In 1981, the legislature enacted a law that barred Maine districts from paying for students to attend religious schools. Lawmakers acted after an opinion from the state attorney general, who said including religious schools in the program would violate the U.S. Constitution’s ban on a government establishment of religion.

The Institute for Justice argues that denying Maine parents the right to select religious schools for their children under the tuitioning policy amounts to religious discrimination. The organization brought a similar suit in 1997, but the Maine Supreme Court upheld the law. The institute asked the U.S. Supreme Court to take the case. The request was denied in 1999.

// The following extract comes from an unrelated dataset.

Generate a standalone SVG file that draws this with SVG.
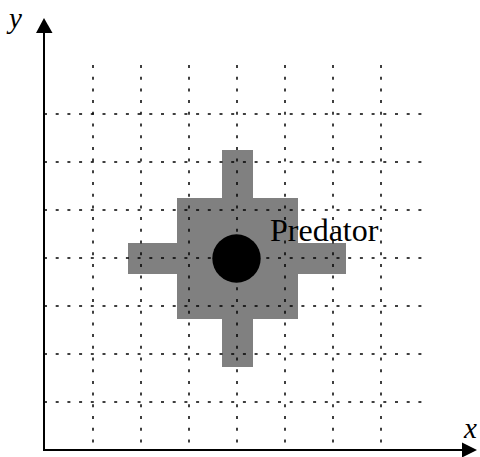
<svg xmlns="http://www.w3.org/2000/svg" width="480" height="457" viewBox="0 0 480 457">
<style>
.grid{stroke:#000;stroke-width:1.5;stroke-dasharray:3 8.7;fill:none}
.axis{stroke:#000;stroke-width:2;fill:none}
.lbl{font-family:"Liberation Serif","Times New Roman",serif;fill:#000}
</style>
<rect width="480" height="457" fill="#fff"/>
<g id="zone" fill="#808080">
<rect x="222" y="150" width="31" height="217"/>
<rect x="177" y="198" width="121" height="121"/>
<rect x="128" y="243" width="218" height="31"/>
</g>
<g id="grid" class="grid">
<path d="M93 65V450M141 65V450M189 65V450M237 65V450M285 65V450M333 65V450M381 65V450"/>
<path d="M44 114H430M44 162H430M44 210H430M44 258H430M44 306H430M44 354H430M44 402H430"/>
</g>
<g id="axes">
<path class="axis" d="M44 30V450H464"/>
<polygon points="44,18 36,33 52.5,33" fill="#000"/>
<polygon points="477,450 462,442.5 462,457.5" fill="#000"/>
</g>
<g id="predator">
<circle cx="236.5" cy="258.5" r="24.2" fill="#000"/>
<text class="lbl" x="270" y="241" font-size="32">Predator</text>
</g>
<text class="lbl" x="9" y="28" font-size="29" font-style="italic">y</text>
<text class="lbl" x="464" y="438" font-size="29" font-style="italic">x</text>
</svg>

“For us, this is basically unfinished business,” said Richard Komer, a senior lawyer for the institute and the lead counsel in both the 1997 case and the current suit. “They have drawn a line on the basis of religion, and they did it for one reason and one reason only: They thought they had to. The Cleveland case proves they were wrong about that.”

Not Unexpected

In a June 27 ruling that has buoyed school choice proponents nationwide, the Supreme Court upheld a state-run choice program that provides vouchers worth up to $2,250 each to Cleveland students to attend religious or secular private schools. Ohio officials expect more than 5,500 students, most from low-income families, to participate in the program this school year.

Since that 5-4 ruling in Zelman v. Simmons-Harris, legal experts have predicted new state-level court battles over school choice. (“Supreme Court Upholds Cleveland Voucher Program,” June 27, 2002.)

Thirty-eight states, including Maine, have constitutions that are seen as prohibiting public funds from going to religious schools, and school choice activists are hoping to overturn those bans in court.

In Florida, the Institute for Justice is helping the state defend a school choice program that allows students from low- performing schools to use vouchers to attend religious as well as secular private schools. On Aug. 5, a state circuit court judge ruled that the program violates a clause in the state constitution that bars religious institutions, including schools, from receiving public money. The state has appealed that ruling, and the judge has allowed the voucher program to continue until the case is resolved. (“Florida Sees Surge in Use of Vouchers,” Sept. 4, 2002.)

Meanwhile, Mr. Komer of the institute said his organization would take legal action in Vermont, which has a tuitioning program similar to Maine’s, within the next two months.

J. Duke Albanese, Maine’s commissioner of education, said last week that he had consulted with state Attorney General G. Steven Rowe after the decision in the Cleveland case and was told Maine’s choice program would withstand legal scrutiny.

Mr. Albanese said the issue in the Zelman case was whether a state may allow vouchers to be used at religious schools in some situations, and not whether a state would be required to pay for education in religious schools.

“The questions in the cases are very different,” Mr. Albanese said. “There is significant choice in Maine already.”